Опыт смерти в годы войны также мешал попыткам ГДР провести масштабные реформы погребальных практик после 1949 г. Жители Восточного Берлина помнили ужасы 1945 г. – похороны без гробов и слухи о сжигании тел совокупно, а не по отдельности, в крематории Баумшуленвега. Современники выражали опасения, смутно связанные с концентрационными лагерями и не позволявшие им кремировать умерших близких. Желание государства «рационализировать» практики смерти так или иначе спотыкалось о чувства (sensibilities) жителей, для многих из которых дешевые гробы казались угрозой благочестию, особенно после погребального кризиса. По крайней мере в 1950-х гг. новые социалистические похоронные ритуалы не прижились и нормой по-прежнему оставалось христианское погребение. Мне кажется, что у философии с предельно небольшим арсеналом представлений о загробной жизни было особенно мало шансов покорить жителей Восточного Берлина спустя какие-нибудь десять лет после Второй мировой войны, когда столь многие держались за веру – пусть слабую, пусть неоправданную, – что когда-нибудь они вновь увидят своих погибших или пропавших близких.

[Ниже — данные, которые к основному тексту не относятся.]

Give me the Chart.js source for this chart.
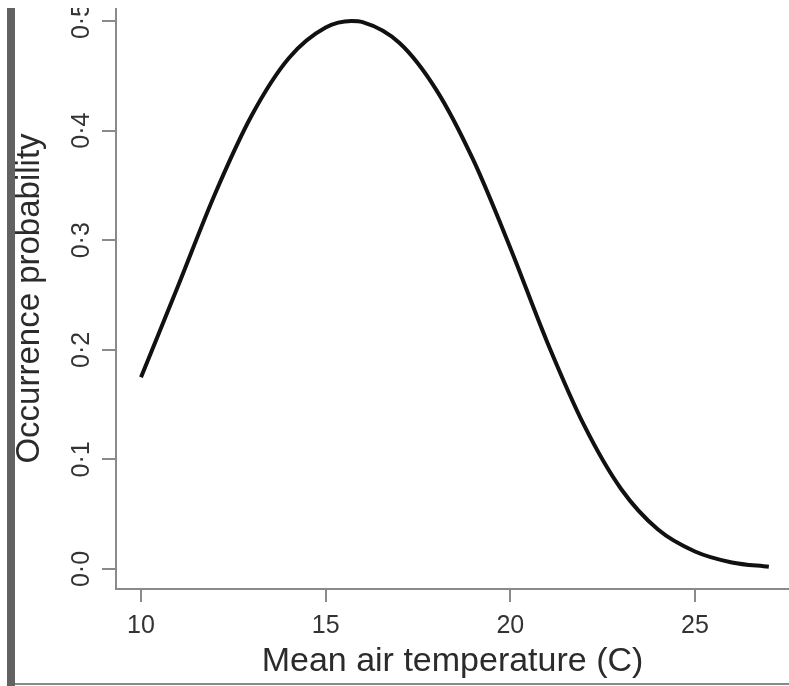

Как заметил в 1959 г. Гюнтер Кеншерпер, свойственный его современникам «поиск смысла смерти» невозможно было удовлетворить революционными лозунгами. Отчасти это тоже ответ на вопрос, почему нацистские ритуалы смерти и идеи о ней находили, по-видимому, больший отклик у берлинцев в 1930 – 1940-х гг., чем коммунистические ритуалы и идеи в 1950-х: нацизм не стремился лишить смерть ее ауры. После двух катастрофических войн не так-то легко было принять жесткий отказ коммунистов наделять смерть каким бы то ни было смыслом.